What Would You Hear If You Could? (Macau)
ice, contact mics, mirror, ocean water (sourced locally), tap water (sourced locally)
Butter Room, Macau, 2025
Buried utterances, dislocated voices, memories fragmented and illegible—by carving nüshu (women's script) testimonies into ever dissolving ice everyday for three weeks, artist JinJin Xu grapples with the power of opacity to erase/unearth our collective voices.
"A thousand kinds of presence—this is a "poetics" that exists only to vanish, a "testimony" woven from absence and representation. JinJin Xu, as an interdisciplinary, project-based artist and poet, who has long lived and worked between Macau, Shanghai, and New York, she draws upon her sharp insight and sensitivity cultivated from moving across cities and borders. Through poetry, installations, experimental films, and performances, she witnesses the secret dialects, stutters, and whispers of displaced women across the margins of nine countries on five continents. Xu’s artistic practice constantly moves along the liminality between “existence” and “disappearance.” She deliberately juxtaposes the materiality of diverse mediums (such as charcoal and ice), with the near-extinct language of Nüshu, the women’s script of China.

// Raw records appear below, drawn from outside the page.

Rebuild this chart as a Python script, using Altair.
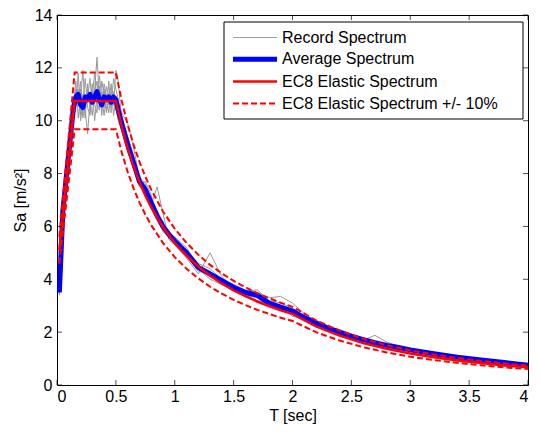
import altair as alt
import pandas as pd

# ---------------- data ----------------
T_rec = [0.02, 0.05, 0.08, 0.11, 0.14, 0.16, 0.18, 0.2, 0.22, 0.24, 0.26, 0.28, 0.3, 0.32, 0.34,
         0.36, 0.38, 0.4, 0.42, 0.44, 0.46, 0.48, 0.5, 0.52, 0.55, 0.6, 0.65, 0.7, 0.75, 0.8,
         0.85, 0.9, 0.95, 1.0, 1.1, 1.2, 1.3, 1.4, 1.5, 1.6, 1.7, 1.8, 1.9, 2.0, 2.1,
         2.2, 2.3, 2.4, 2.5, 2.6, 2.7, 2.8, 2.9, 3.0, 3.2, 3.4, 3.6, 3.8, 4.0]

rec1 = [3.4, 6.3, 7.6, 9.0, 10.4, 11.2, 10.6, 11.5, 10.3, 11.0, 10.9, 11.6, 10.6, 11.2, 12.4,
        10.8, 11.1, 10.5, 11.3, 10.9, 11.0, 10.6, 11.9, 11.5, 10.0, 9.4, 8.7, 7.9, 7.6, 7.0,
        6.6, 6.1, 5.8, 5.5, 5.1, 4.6, 4.4, 4.0, 3.8, 3.6, 3.5, 3.3, 3.35, 3.1, 2.7,
        2.4, 2.2, 2.1, 1.9, 1.78, 1.65, 1.55, 1.45, 1.38, 1.22, 1.08, 0.98, 0.88, 0.78]
rec2 = [3.6, 6.7, 8.0, 9.4, 10.2, 10.4, 11.8, 10.2, 11.0, 10.1, 11.4, 10.4, 11.1, 10.0, 10.9,
        11.3, 10.2, 11.2, 10.4, 11.5, 10.3, 11.1, 10.5, 10.0, 9.6, 8.8, 8.3, 7.5, 7.3, 6.8,
        7.5, 6.5, 5.5, 5.3, 4.8, 4.2, 5.0, 4.1, 3.7, 3.4, 3.3, 3.0, 2.9, 2.75, 2.6,
        2.35, 2.1, 1.95, 1.82, 1.7, 1.88, 1.62, 1.48, 1.32, 1.15, 1.04, 0.95, 0.84, 0.75]
rec3 = [3.5, 6.5, 8.2, 9.2, 10.6, 11.5, 10.1, 10.8, 11.9, 10.4, 9.5, 10.8, 11.4, 10.6, 10.3,
        11.7, 10.9, 10.2, 11.0, 10.6, 11.4, 10.2, 10.8, 10.7, 10.3, 9.9, 9.0, 7.8, 7.2, 6.7,
        6.5, 5.8, 5.6, 5.3, 4.9, 4.4, 4.0, 3.8, 3.6, 3.4, 3.2, 3.1, 2.85, 2.7, 2.5,
        2.3, 2.15, 1.98, 1.83, 1.7, 1.58, 1.48, 1.4, 1.3, 1.16, 1.02, 0.93, 0.83, 0.72]
rec4 = [3.4, 6.6, 7.8, 9.1, 10.3, 10.8, 11.2, 10.0, 10.7, 11.6, 10.5, 10.2, 11.0, 11.8, 10.7,
        10.4, 11.5, 11.0, 10.3, 10.8, 10.5, 11.6, 11.2, 10.8, 9.8, 9.3, 8.5, 7.6, 7.7, 7.2,
        6.3, 6.2, 5.6, 5.6, 5.2, 4.5, 4.3, 3.9, 3.75, 3.55, 3.6, 3.2, 3.1, 2.9, 2.55,
        2.4, 2.25, 2.05, 1.9, 1.75, 1.62, 1.52, 1.43, 1.35, 1.2, 1.1, 1.0, 0.87, 0.77]
rec5 = [3.6, 6.4, 7.9, 9.3, 10.5, 11.0, 10.9, 11.2, 10.1, 10.6, 11.2, 10.7, 10.2, 11.1, 11.5,
        10.5, 10.7, 11.4, 10.9, 10.3, 11.1, 10.8, 10.4, 10.2, 10.1, 9.2, 8.4, 7.7, 7.3, 6.9,
        6.4, 6.0, 5.7, 5.4, 4.9, 4.3, 4.2, 3.95, 3.65, 3.5, 3.35, 3.15, 3.0, 2.6, 2.5,
        2.32, 2.12, 1.97, 1.85, 1.72, 1.6, 1.5, 1.42, 1.32, 1.17, 1.06, 0.96, 0.86, 0.76]
records = [rec1, rec2, rec3, rec4, rec5]

avg = [3.5, 6.6, 7.9, 9.2, 10.5, 10.9, 11.0, 10.6, 10.5, 10.9, 10.8, 11.0, 10.7, 10.9, 11.1,
       10.8, 10.6, 10.9, 10.8, 10.9, 10.7, 10.9, 10.8, 10.4, 9.9, 9.1, 8.4, 7.7, 7.4, 6.9,
       6.4, 6.0, 5.7, 5.45, 5.0, 4.45, 4.2, 3.95, 3.7, 3.5, 3.4, 3.1, 2.95, 2.8, 2.55,
       2.35, 2.15, 2.0, 1.85, 1.72, 1.6, 1.5, 1.42, 1.33, 1.18, 1.05, 0.95, 0.85, 0.75]

T_ec8 = [0.02, 0.15, 0.5, 0.55, 0.6, 0.65, 0.7, 0.75, 0.8, 0.9, 1.0, 1.1, 1.2, 1.3, 1.4, 1.5,
         1.6, 1.7, 1.8, 1.9, 2.0, 2.2, 2.4, 2.6, 2.8, 3.0, 3.2, 3.4, 3.6, 3.8, 4.0]
ec8 = [5.1, 10.75, 10.75, 9.77, 8.96, 8.27, 7.68, 7.17, 6.72, 5.97, 5.375, 4.89, 4.48, 4.13,
       3.84, 3.58, 3.36, 3.16, 2.99, 2.83, 2.69, 2.22, 1.87, 1.59, 1.37, 1.19, 1.05, 0.93,
       0.83, 0.74, 0.67]
tolerance = 0.10  # "+/- 10%"

x_ticks = [0, 0.5, 1, 1.5, 2, 2.5, 3, 3.5, 4]
y_ticks = [0, 2, 4, 6, 8, 10, 12, 14]

legend_labels = ["Record Spectrum", "Average Spectrum", "EC8 Elastic Spectrum",
                 "EC8 Elastic Spectrum +/- 10%"]

# ---------------- build tables ----------------
rec_rows = []
for i, r in enumerate(records):
    for t, v in zip(T_rec, r):
        rec_rows.append({"T": t, "Sa": v, "rec": f"r{i}"})
rec_df = pd.DataFrame(rec_rows)
avg_df = pd.DataFrame({"T": T_rec, "Sa": avg})
ec8_df = pd.DataFrame({"T": T_ec8, "Sa": ec8})
up_df = pd.DataFrame({"T": T_ec8, "Sa": [v * (1 + tolerance) for v in ec8]})
lo_df = pd.DataFrame({"T": T_ec8, "Sa": [v * (1 - tolerance) for v in ec8]})

W, H = 471, 370
FONT = "Liberation Sans"

xs = alt.Scale(domain=[0, 4], nice=False, zero=False)
ys = alt.Scale(domain=[0, 14], nice=False)
x_axis = alt.Axis(values=x_ticks, format="~g", ticks=False, domain=False, grid=False,
                  labelPadding=3, title="T [sec]", titlePadding=3)
y_axis = alt.Axis(values=y_ticks, format="~g", ticks=False, domain=False, grid=False,
                  labelPadding=5, title="Sa [m/s²]", titlePadding=6)


def X():
    return alt.X("T:Q", scale=xs, axis=x_axis)


def Y():
    return alt.Y("Sa:Q", scale=ys, axis=y_axis)


rec_layer = alt.Chart(rec_df).mark_line(color="#999999", strokeWidth=1).encode(
    x=X(), y=Y(), detail="rec:N")
avg_layer = alt.Chart(avg_df).mark_line(color="#0000ff", strokeWidth=5, strokeJoin="round").encode(
    x=X(), y=Y())
ec8_layer = alt.Chart(ec8_df).mark_line(color="#ff0000", strokeWidth=2.5).encode(x=X(), y=Y())
up_layer = alt.Chart(up_df).mark_line(color="#ff0000", strokeWidth=2, strokeDash=[6, 3]).encode(
    x=X(), y=Y())
lo_layer = alt.Chart(lo_df).mark_line(color="#ff0000", strokeWidth=2, strokeDash=[6, 3]).encode(
    x=X(), y=Y())

xt_df = pd.DataFrame({"T": x_ticks})
yt_df = pd.DataFrame({"Sa": y_ticks})
tick_b = alt.Chart(xt_df).mark_tick(color="black", size=5, thickness=1).encode(
    x=X(), y=alt.value(H - 2.5))
tick_t = alt.Chart(xt_df).mark_tick(color="black", size=5, thickness=1).encode(
    x=X(), y=alt.value(2.5))
tick_l = alt.Chart(yt_df).mark_tick(color="black", size=5, thickness=1).encode(
    y=Y(), x=alt.value(2.5))
tick_r = alt.Chart(yt_df).mark_tick(color="black", size=5, thickness=1).encode(
    y=Y(), x=alt.value(W - 2.5))

one = pd.DataFrame({"a": [0]})
LX = W - 5 - 299  # legend box left edge
leg_box = alt.Chart(one).mark_rect(fill="white", stroke="black", strokeWidth=1).encode(
    x=alt.value(LX), x2=alt.value(W - 5), y=alt.value(7), y2=alt.value(104))

row_y = [22.5, 44.3, 66.5, 88.5]
styles = [
    dict(color="#a0a0a0", strokeWidth=1),
    dict(color="#0000ff", strokeWidth=5),
    dict(color="#ff0000", strokeWidth=2.5),
    dict(color="#ff0000", strokeWidth=2, strokeDash=[6, 3]),
]
leg_layers = [leg_box]
for lab, yy, st in zip(legend_labels, row_y, styles):
    leg_layers.append(alt.Chart(one).mark_rule(**st).encode(
        x=alt.value(LX + 9), x2=alt.value(LX + 53), y=alt.value(yy)))
    leg_layers.append(alt.Chart(pd.DataFrame({"label": [lab]})).mark_text(
        align="left", baseline="middle", font=FONT, fontSize=16, color="black").encode(
        x=alt.value(LX + 58), y=alt.value(yy), text="label:N"))

chart = alt.layer(
    rec_layer, avg_layer, ec8_layer, up_layer, lo_layer,
    tick_b, tick_t, tick_l, tick_r, *leg_layers
).properties(
    width=W, height=H,
    autosize=alt.AutoSizeParams(type="none"),
    padding={"left": 49, "top": 7, "right": 5, "bottom": 39},
    background="white",
).configure_view(
    stroke="black", strokeWidth=1
).configure_axis(
    labelFont=FONT, labelFontSize=16, labelColor="black",
    titleFont=FONT, titleFontSize=16, titleFontWeight="normal", titleColor="black",
)

chart.save("out.html", embed_options={"renderer": "svg", "actions": False})
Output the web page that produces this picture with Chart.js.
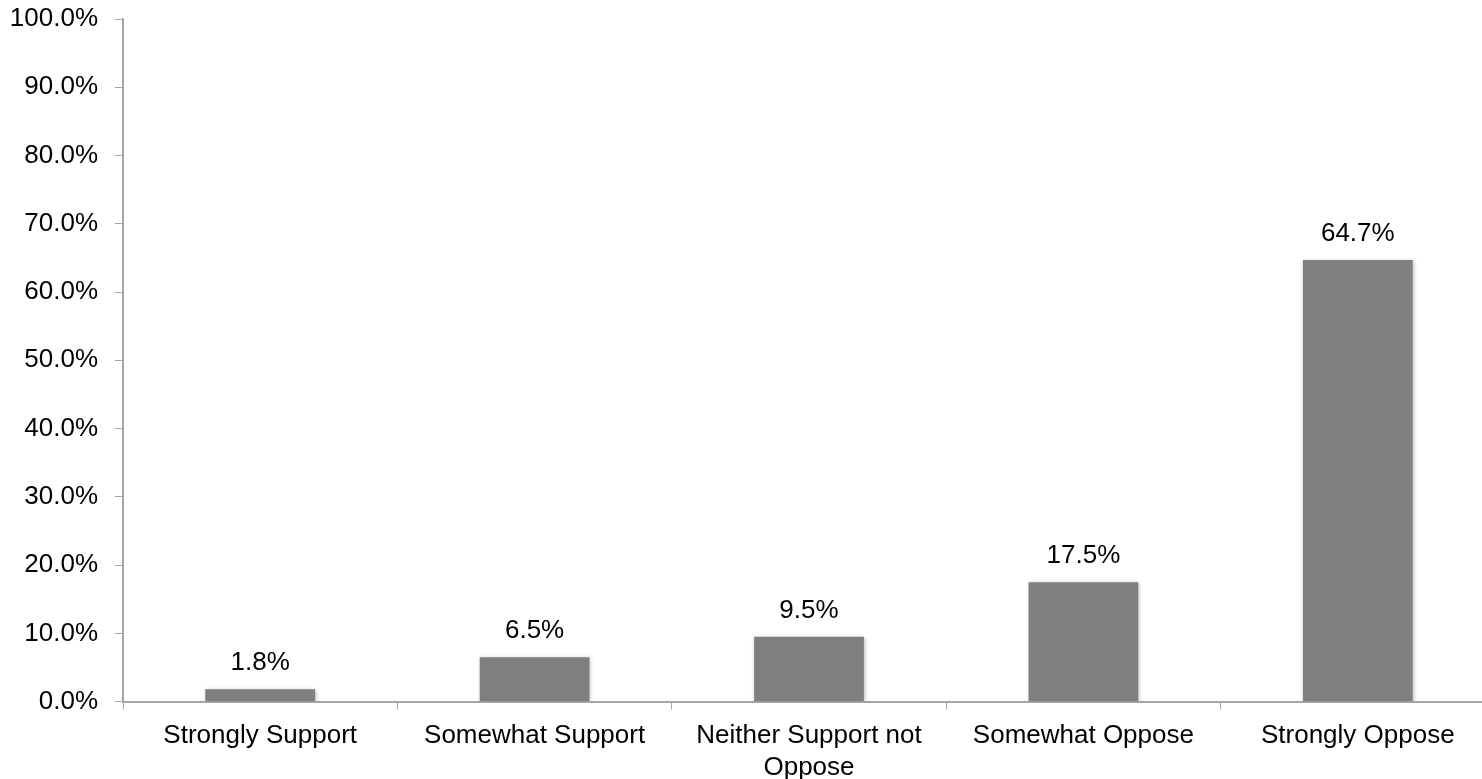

This solo exhibition “What Would You Say If You Could?”, as Xu's first in Macau, expands her poetic (poesis) practices into dissolving the “invisible” personal narratives into a flowing collective subconscious. It is yet another archaeological journey through the cultural code of Nüshu—through poetry of her, script of her, history of her—subtly and delicately transforming the lived experiences of women into installations: printing memory through rubbing, liberating narrative through melting sculpture, and weaving a tapestry of contemporary collective soundscape. At its core, the exhibition creates a participatory paradox centred on listening: only through continuous representation can absence itself be perceived. The collective sound field that lingers in the exhibition space may be interrupted, overlapped, or displaced at any moment—forcing the viewer to actively reconstruct meaning within the "void."
Xu’s poetic language hides within a surreal reverberation, interwoven with documentary sounds, constructing a shared, multifaceted intersecting point of empathetic listening. When Paul Klee said “Art is what makes the invisible visible”, Xu goes further to the sensible (le sensible) through the unique soundscape. We then become witnesses to stories that were meant to be forgotten. Perhaps, the real “presence” may only emerge after the spectators have left—in those lingering echoes, in the unspoken stories that still resonate in the air."
(curator note: Kathine Cheong)
埋藏的话语、错位的声音、支离破碎且难以辨认的记忆——通过将女书的秘密刻在不断融化的冰块上,艺术家徐金金努力利用不透明的力量来消除/挖掘我们集体的声音。